A lapa is a structure that is popular in South Africa. The word lapa is an indigenous Southern African Sotho and Tswana word; meaning Home. There are two ways of referring to this word, one way of referring to it is lapa, and another way is lelapa. In other words, the two words i.e. lapa and lelapa, can be used interchangeably. The word lapa can be translated into English as 'yard' (a house and the land attached), or as 'family'.

Culturally and linguistically, a lapa means several things. It means a family, the land on which the family lives, and also, specifically, the area right in front of the house as one steps out of the door. The lapa area is usually painted and decorated with traditional colours, and also decked with plants, and spiritually significant flowers. Also, in most cases, even a shrine to the great African ancestors is usually set up at one of the corners of the lapa. Traditionally, the family, or the lapa would gather here (on the lapa) for breakfast, lunch, supper, and to host guests. During important family events, the family usually gathers here in the lapa to commune with the family's great ancestors and to pour libations of traditional morula wine and mabele beer to them.

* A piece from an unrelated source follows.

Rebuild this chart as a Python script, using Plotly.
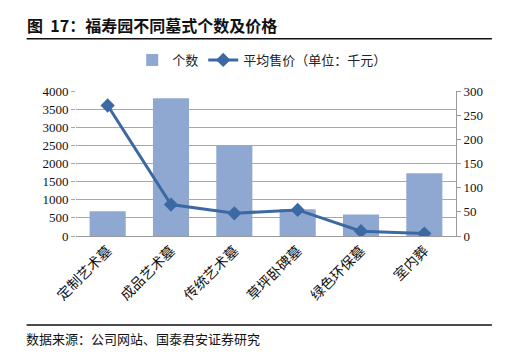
import plotly.graph_objects as go

categories = ["定制艺术墓", "成品艺术墓", "传统艺术墓", "草坪卧碑墓", "绿色环保墓", "室内葬"]
counts = [680, 3800, 2500, 740, 590, 1730]
avg_price = [270, 65, 47, 54, 10, 5]

left_ticks = list(range(0, 4001, 500))
right_ticks = list(range(0, 301, 50))

bar_color = "#8FA8D1"
line_color = "#3C69A4"
serif = "Liberation Serif, Times New Roman, serif"
cjk = "Noto Sans CJK SC"

fig = go.Figure()
fig.add_trace(go.Bar(
    x=categories, y=counts, name="个数",
    marker=dict(color=bar_color, line=dict(width=0)),
    yaxis="y",
))
fig.add_trace(go.Scatter(
    x=categories, y=avg_price, name="平均售价（单位：千元）",
    mode="lines+markers",
    line=dict(color=line_color, width=3),
    marker=dict(symbol="diamond", size=11, color=line_color),
    yaxis="y2",
))

fig.update_layout(
    width=512, height=355,
    margin=dict(l=76, r=56, t=91, b=119),
    paper_bgcolor="white", plot_bgcolor="white",
    bargap=0.43,
    showlegend=True,
    legend=dict(
        orientation="h", x=0.49, xanchor="center", y=1.214, yanchor="middle",
        font=dict(family=cjk, size=13, color="#222"),
        bgcolor="rgba(0,0,0,0)", itemwidth=30, tracegroupgap=0,
    ),
    xaxis=dict(
        tickangle=-45, tickfont=dict(family=cjk, size=14, color="#111"),
        showline=True, linecolor="#9A9A9A", linewidth=1,
        ticks="", showgrid=False, automargin=False,
    ),
    yaxis=dict(
        range=[0, 4000], tickvals=left_ticks,
        tickfont=dict(family=serif, size=13, color="#111"),
        showgrid=True, gridcolor="#A8A8A8", gridwidth=1,
        showline=False, ticks="outside", ticklen=4, tickcolor="#A8A8A8",
        zeroline=False, automargin=False,
    ),
    yaxis2=dict(
        range=[0, 300], tickvals=right_ticks, overlaying="y", side="right",
        tickfont=dict(family=serif, size=13, color="#111"),
        showgrid=False, showline=True, linecolor="#9A9A9A", linewidth=1,
        ticks="outside", ticklen=4, tickcolor="#9A9A9A", zeroline=False,
        automargin=False,
    ),
    annotations=[
        dict(text="<b>图  17：福寿园不同墓式个数及价格</b>", xref="paper", yref="paper",
             x=-0.134, y=1.455, xanchor="left", yanchor="middle", showarrow=False,
             font=dict(family=cjk, size=16, color="#111")),
        dict(text="数据来源：公司网站、国泰君安证券研究", xref="paper", yref="paper",
             x=-0.137, y=-0.705, xanchor="left", yanchor="middle", showarrow=False,
             font=dict(family=cjk, size=13, color="#111")),
    ],
    shapes=[
        dict(type="line", xref="paper", yref="paper", x0=-0.13, x1=1.0945, y0=1.36, y1=1.36,
             line=dict(color="#111", width=1.5)),
        dict(type="line", xref="paper", yref="paper", x0=-0.13, x1=1.0945, y0=-0.614, y1=-0.614,
             line=dict(color="#111", width=1.5)),
    ],
)

fig.write_html("out.html", post_script="document.body.style.margin='0';",
               config={"displayModeBar": False})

The area would usually have a high thatched roof supported by wooden poles. The lapa may be attached to the main house or may be a separate structure altogether, a few meters away from the house. Traditionally, there can be more than one lapa in a single yard. In some homes, there are lapas for the elders, and lapas for the younger relatives of the family. During weddings and other celebrations, temporary lapas may be constructed to cater for the extra guests which will be present. Some of the temporary lapas may also be used as kitchen areas or dining halls for the extra cooking and dining which would be taking place at such events.

Recently, lapas have become a significant part of South Africa's modern architecture, and they're now added in urban developments. Lapas have also become a normal sight at most of South Africa's lodges and guest houses. They have gained popularity and are now used as entertainment areas for braais (barbecues), house and kiddies parties.